Frankfurter Allgemeine Zeitung | Besprechung von 11.10.2009Beiläufige Morde
"Winter in Maine" von Gerard Donovan erzählt von einem Mann, der andere erschießt, einfach so. Und erschreckenderweise kann der Leser ihn verstehen
Vor Jahren habe ich eine gespenstisch gute Inszenierung von Shakespeares "Richard III." gesehen. Gespenstisch, weil man als Zuschauer die ganze Zeit auf Seiten des Bösewichts war - Richard mordete sich an die Macht, und man dachte: Gib's ihnen, diesen verdammten Hofschranzen, die dich wie Abschaum behandeln!
"Weil ich nicht schmeicheln
und nicht schöntun kann,
Und nicht falsch lächeln,
schleimen, schmieren und
Katzbuckeln kann französisch
affenglatt,
Schon steh ich da als
bitterböser Feind",
sagt Richard ganz am Anfang, einsam, unglücklich, ohne Liebe.
Julius Winsome kann auch nicht schleimen und schöntun. Auch er lebt einsam, was ja noch nicht bedeuten muss, dass einer zum Mörder wird. Aber in Gerard Donovans Roman "Winter in Maine" geschehen sechs eher beiläufige Morde. Sechs Morde an Jägern, die ihrerseits auf alles schießen, was ihnen vor die Flinte kommt, nur so zum Spaß, weil sie Gewehre haben im Land der unbegrenzten Waffen, und Lust am Schießen. Und im Wald ist einer, der sich dieses willkürliche Töten nicht mehr bieten lässt, dessen sehr weiches, sehr einsames Herz plötzlich erstarrt ist. Er schießt zurück, und er trifft besser als sie, die sie das Wild oft blutend liegen oder in Fallen verenden lassen. Und der Leser ist auf seiner Seite. Darüber muss man erst mal erschrocken nachdenken.
Julius Winsome lebt seit 51 Jahren in einer Waldhütte in Maine, wo die Winter lang und kalt sind. Das heißt: er lebt da seit seiner Geburt, bei der die Mutter starb, und seit vor zwanzig Jahren auch der Vater starb, ist er allein. Allein mit Blumen, die er pflanzt, um Schönes zu sehen, und mit 3282 Büchern, zumeist alten Ausgaben, darunter viel Shakespeare. Die letzten vier Jahre war Julius Winsome nicht mehr allein - er hatte einen Hund, Hobbes, genannt nach dem Philosophen Thomas Hobbes -, willkürlich war irgendein Buch zur Namensfindung aus dem Regal gezogen worden. Willkürlich? Bestimmt nicht zufällig ist Hobbes ein Zeitgenosse Shakespeares. Zufällig ist in diesem Buch gar nichts, nicht mal das Wetter. Es wird nicht mitten in der einen geschilderten Woche vom 30. Oktober bis zum 5. November zufällig Winter. Die Welt erstarrt sozusagen. Hobbes also, aus dem Tierheim geholt, einfach nur ein Hund, ein guter Hund, ein Begleiter, warm, freundlich, unschuldig.
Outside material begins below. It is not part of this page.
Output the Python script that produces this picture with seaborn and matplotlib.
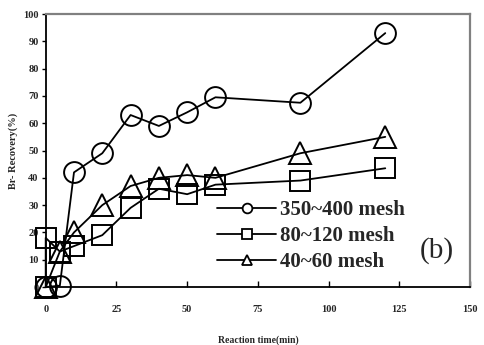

In der ersten Zeile fällt ein Schuss. Das ist der Schuss, den ein Jäger aus nächster Nähe auf Hobbes abgegeben hat. Der Hund stirbt, Winsome begräbt ihn und fährt in den Ort, um ein Schild aufzuhängen: Hund erschossen. Er bittet um Hinweise und findet auf dem Plakat später eine hingekritzelte Schmähung: "Was soll's, ein Hund weniger." Vielleicht ist das der Moment, wo alles kippt? Vielleicht ist das die letzte unerträgliche Rohheit, die Julius Winsome zum Gewehr seines Großvaters greifen lässt? Ein gutes Gewehr, weltkriegerprobt. Wir sind gewarnt worden: Ganz zu Anfang sagt Winsome über die Gegend, in der er lebt: "In diesen Wäldern leben viele Männer, die sonst nirgends leben können. Sie leben allein und sind noch für die geringste Beleidigung empfänglich, darum sollte man sich lieber gut benehmen oder erst gar nichts sagen." Und auf der letzten Seite, als alles dem Ende zugeht, erinnert uns Winsome daran, dass er einer von diesen Männern ist: "Von Leuten wie mir muss man sich fernhalten, dann kann einem nichts passieren." Eigentlich hätten wir einen wie ihn unter anderen Umständen gern näher kennengelernt.
Weiße Wölfe
Was sind Leute wie er? Bestimmt nicht Leute, die einfach losballern. Es sind Leute, die tief verletzt sind, denen die Liebe abhandengekommen ist und die sich fragen, ob Menschlichkeit noch einen Sinn hat. Leute, die das Gesetz irgendwann selber machen, weil ihnen das Gesetz so, wie es ist, nicht ausreichend erscheint, denn es schützt keine Katze vor Quälerei durch Jugendliche, keine Hirsche und Bären vor den Jägern, nicht einmal einen arglosen Hund. Einmal kommen zwei weiße Wölfe auf Winsome zu - zahm, freundlich. Die Menschen, denen er begegnet, sind nicht so. Und so schlägt Winsome zu. Seite 39, in einem Nebensatz, der erste Mord. Seite 52, ganz beiläufig, der zweite. Seite 53 schon der dritte, und dann ein paar kalte Tage, zwei weitere Hinweisplakate auf den toten Hund, auch die blöd bekritzelt. Seite 128, Mord Nummer vier, Seite 166 und 167, Nummer fünf und sechs, alles ruhig, unaufgeregt, mit Großvaters Gewehr, und dazwischen die Lektüre shakespearescher Sonette, das Erlernen elisabethanischer Worte, deren Charakter mehr und mehr in die elisabethanische Zeit grausamer Blutrachen passt. Wie Richard III.:
"Doch eingetaucht
im Blut bin ich so tief, dass
Sünde Sünden braucht;
Mitleid träntropfend wohnt
mir nicht im Auge."
Was geschieht hier eigentlich? Ein Mann sieht rot? Hier geschieht Folgendes: Ein Mann ist zu lange mit sich allein. Er erlebt eine kurze Liebe, die nicht erfüllt wird - die Frau, die er liebt, Claire, braucht ein bürgerlicheres Leben, als er ihr bieten kann, braucht Sätze, die er ihr nicht sagen kann. Er verliert seinen Hund, er hört im Wald immer mehr Schüsse, sieht immer mehr gut ausgerüstete Männer mit immer mehr Flinten in immer größeren Autos vorfahren und ballern, und er ist das alles leid. Er würde sie gern alle abknallen, kommt aber nur bis zu Nummer sechs, dann zieht sich die Schlinge zu. Er hat das geahnt, hat nichts getan, um das zu verhindern. Was soll das alles noch, dieses Leben.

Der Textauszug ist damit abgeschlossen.